The difficulty with the email problem is that it doesn’t lend itself to a traditional rules-based solution — email is used too frequently, too easily, with too many subjects and to too many people. “The approach we have taken is machine learning,” explained Sadler. “We analyze historical communications patterns to understand the kind of information that is shared with different people in the user’s network. On outgoing emails we understand anomalies. We understand that it is unusual that this data is shared with that contact. This is an approach we have not seen elsewhere, but it is one that works very effectively.”
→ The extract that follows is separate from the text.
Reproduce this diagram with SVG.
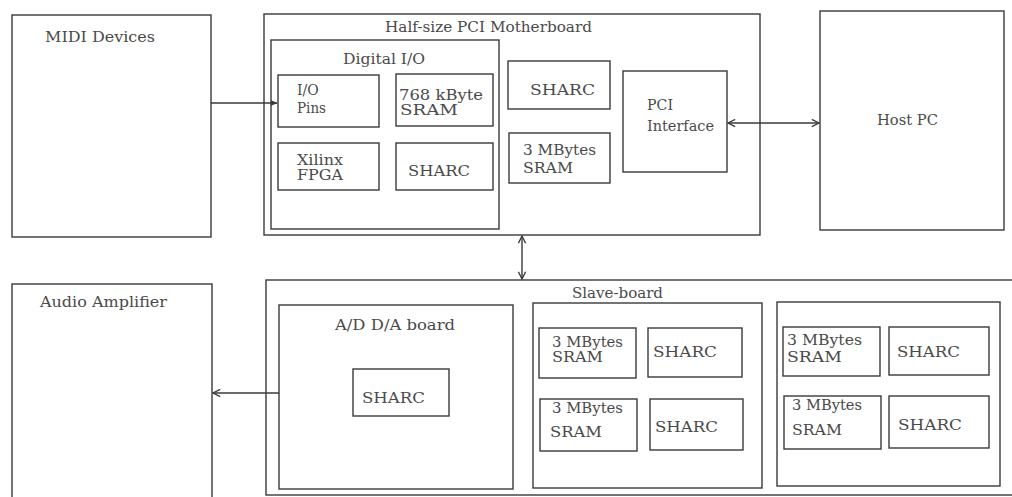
<svg xmlns="http://www.w3.org/2000/svg" width="1012" height="497" viewBox="0 0 1012 497">
<style>
rect{fill:none;stroke:#3a3a3a;stroke-width:1.4}
rect.bg{fill:#fff;stroke:none}
text{font-family:"DejaVu Serif","Liberation Serif",serif;font-size:14px;fill:#4a4a4a}
.c line{stroke:#3a3a3a;stroke-width:1.4}
</style>
<defs>
<marker id="a" viewBox="0 0 10 10" refX="9" refY="5" markerWidth="9" markerHeight="9" orient="auto-start-reverse" markerUnits="userSpaceOnUse">
<path d="M1,1 L9,5 L1,9" fill="none" stroke="#3a3a3a" stroke-width="1.5"/>
</marker>
<marker id="f" viewBox="0 0 10 10" refX="9" refY="5" markerWidth="7" markerHeight="7" orient="auto" markerUnits="userSpaceOnUse">
<path d="M0,1 L10,5 L0,9 z" fill="#3a3a3a"/>
</marker>
</defs>
<rect class="bg" width="1012" height="497"/>
<g id="midi"><rect x="12" y="15" width="199" height="222"/><text x="45" y="42" textLength="110" lengthAdjust="spacingAndGlyphs">MIDI Devices</text></g>
<g id="motherboard"><rect x="264" y="14" width="496" height="221"/><text x="385" y="32" textLength="207" lengthAdjust="spacingAndGlyphs">Half-size PCI Motherboard</text></g>
<g id="digitalio"><rect x="271" y="40" width="228" height="189"/><text x="343" y="64" textLength="82" lengthAdjust="spacingAndGlyphs">Digital I/O</text></g>
<g id="iopins"><rect x="278" y="75" width="101" height="52"/><text x="297" y="95">I/O</text><text x="297" y="113" textLength="29" lengthAdjust="spacingAndGlyphs">Pins</text></g>
<g id="sram768"><rect x="396" y="74" width="97" height="52"/><text x="399" y="100" textLength="84" lengthAdjust="spacingAndGlyphs">768 kByte</text><text x="400" y="115" textLength="58" lengthAdjust="spacingAndGlyphs">SRAM</text></g>
<g id="xilinx"><rect x="278" y="143" width="101" height="47"/><text x="297" y="165" textLength="46" lengthAdjust="spacingAndGlyphs">Xilinx</text><text x="297" y="180" textLength="46" lengthAdjust="spacingAndGlyphs">FPGA</text></g>
<g id="sharc-dio"><rect x="396" y="143" width="97" height="47"/><text x="408" y="176" textLength="62" lengthAdjust="spacingAndGlyphs">SHARC</text></g>
<g id="sharc-mb"><rect x="508" y="61" width="102" height="48"/><text x="530" y="95" textLength="65" lengthAdjust="spacingAndGlyphs">SHARC</text></g>
<g id="sram-mb"><rect x="509" y="133" width="101" height="50"/><text x="523" y="155" textLength="73" lengthAdjust="spacingAndGlyphs">3 MBytes</text><text x="523" y="173" textLength="50" lengthAdjust="spacingAndGlyphs">SRAM</text></g>
<g id="pci"><rect x="623" y="71" width="104" height="101"/><text x="647" y="110" textLength="26" lengthAdjust="spacingAndGlyphs">PCI</text><text x="647" y="131" textLength="67" lengthAdjust="spacingAndGlyphs">Interface</text></g>
<g id="hostpc"><rect x="820" y="11" width="184" height="219"/><text x="877" y="125" textLength="61" lengthAdjust="spacingAndGlyphs">Host PC</text></g>
<g id="audioamp"><rect x="12" y="284" width="200" height="220"/><text x="40" y="307" textLength="127" lengthAdjust="spacingAndGlyphs">Audio Amplifier</text></g>
<g id="slaveboard"><rect x="266" y="280" width="752" height="215"/><text x="572" y="298" textLength="91" lengthAdjust="spacingAndGlyphs">Slave-board</text></g>
<g id="adda"><rect x="279" y="305" width="234" height="184"/><text x="335" y="330" textLength="120" lengthAdjust="spacingAndGlyphs">A/D D/A board</text></g>
<g id="sharc-adda"><rect x="353" y="369" width="96" height="47"/><text x="362" y="403" textLength="63" lengthAdjust="spacingAndGlyphs">SHARC</text></g>
<g id="module1"><rect x="533" y="303" width="229" height="185"/></g>
<g id="m1-sram1"><rect x="539" y="328" width="97" height="50"/><text x="552" y="347" textLength="71" lengthAdjust="spacingAndGlyphs">3 MBytes</text><text x="552" y="362" textLength="51" lengthAdjust="spacingAndGlyphs">SRAM</text></g>
<g id="m1-sharc1"><rect x="648" y="328" width="94" height="49"/><text x="653" y="357" textLength="64" lengthAdjust="spacingAndGlyphs">SHARC</text></g>
<g id="m1-sram2"><rect x="540" y="399" width="97" height="52"/><text x="552" y="413" textLength="71" lengthAdjust="spacingAndGlyphs">3 MBytes</text><text x="550" y="437" textLength="52" lengthAdjust="spacingAndGlyphs">SRAM</text></g>
<g id="m1-sharc2"><rect x="650" y="399" width="93" height="51"/><text x="655" y="432" textLength="63" lengthAdjust="spacingAndGlyphs">SHARC</text></g>
<g id="module2"><rect x="777" y="302" width="223" height="184"/></g>
<g id="m2-sram1"><rect x="783" y="327" width="97" height="49"/><text x="787" y="345" textLength="75" lengthAdjust="spacingAndGlyphs">3 MBytes</text><text x="787" y="362" textLength="55" lengthAdjust="spacingAndGlyphs">SRAM</text></g>
<g id="m2-sharc1"><rect x="889" y="327" width="100" height="48"/><text x="897" y="357" textLength="63" lengthAdjust="spacingAndGlyphs">SHARC</text></g>
<g id="m2-sram2"><rect x="784" y="396" width="97" height="53"/><text x="792" y="410" textLength="70" lengthAdjust="spacingAndGlyphs">3 MBytes</text><text x="792" y="435" textLength="50" lengthAdjust="spacingAndGlyphs">SRAM</text></g>
<g id="m2-sharc2"><rect x="889" y="396" width="100" height="52"/><text x="898" y="430" textLength="64" lengthAdjust="spacingAndGlyphs">SHARC</text></g>
<g id="connectors" class="c">
<line x1="211" y1="103" x2="277" y2="103" marker-end="url(#f)"/>
<line x1="728" y1="123" x2="819" y2="123" marker-start="url(#a)" marker-end="url(#a)"/>
<line x1="522" y1="236" x2="522" y2="279" marker-start="url(#a)" marker-end="url(#a)"/>
<line x1="279" y1="393" x2="213" y2="393" marker-end="url(#a)"/>
</g>
</svg>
He claims that within 24 hours of analyzing the user email logs, a base-line of ‘normality’ can be produced. Anomalies to that baseline are flagged. Users are kept on board by being fully involved — flagged emails aren’t simply blocked. A full explanation of the system’s decision is relayed to the user and can be accepted or overridden — and the user’s response is added to the system’s machine learning knowledge. Using credit card fraud as an analogy, he said, “We don’t just block the card because of anomalous behavior, we explain why, we ask the user if he wants to unblock it — and we learn from the process.”
The company was founded in 2013 by Tim Sadler, Ed Bishop and Tom Adams, and was originally known as CheckRecipient. In April 2017 it raised $2.7 million seed funding, bringing the total seed funding to $3.8 million. The company was rebranded and renamed as Tessian in February 2018. Part of the reason for the rebranding is the evolving and growing nature of the company.
“Our belief at Tessian,” Sadler told SecurityWeek, “is that organizations’ security has moved on from perimeter firewalls, and even endpoint security. I think we are in a third phase here, where humans are the real endpoints of the organization.” If you look at how hackers try to break into a company, they’re not so much hacking devices as hacking the humans.
We are focused on building security for the human endpoint. In short, we are thinking not just about outbound email threats, but also inbound email threats; and in going beyond that to understand what are the other ways in which humans leak data within an enterprise.”
Sadler declined to go into details on Tessian’s future road map — but it is probably fair to say that a machine learning solution to BEC and general phishing threats is on the drawing board. Right now, Tessian is almost unique in bringing a machine learning solution to an email problem that from historical data is likely to prove a major and often overlooked threat to GDPR compliance.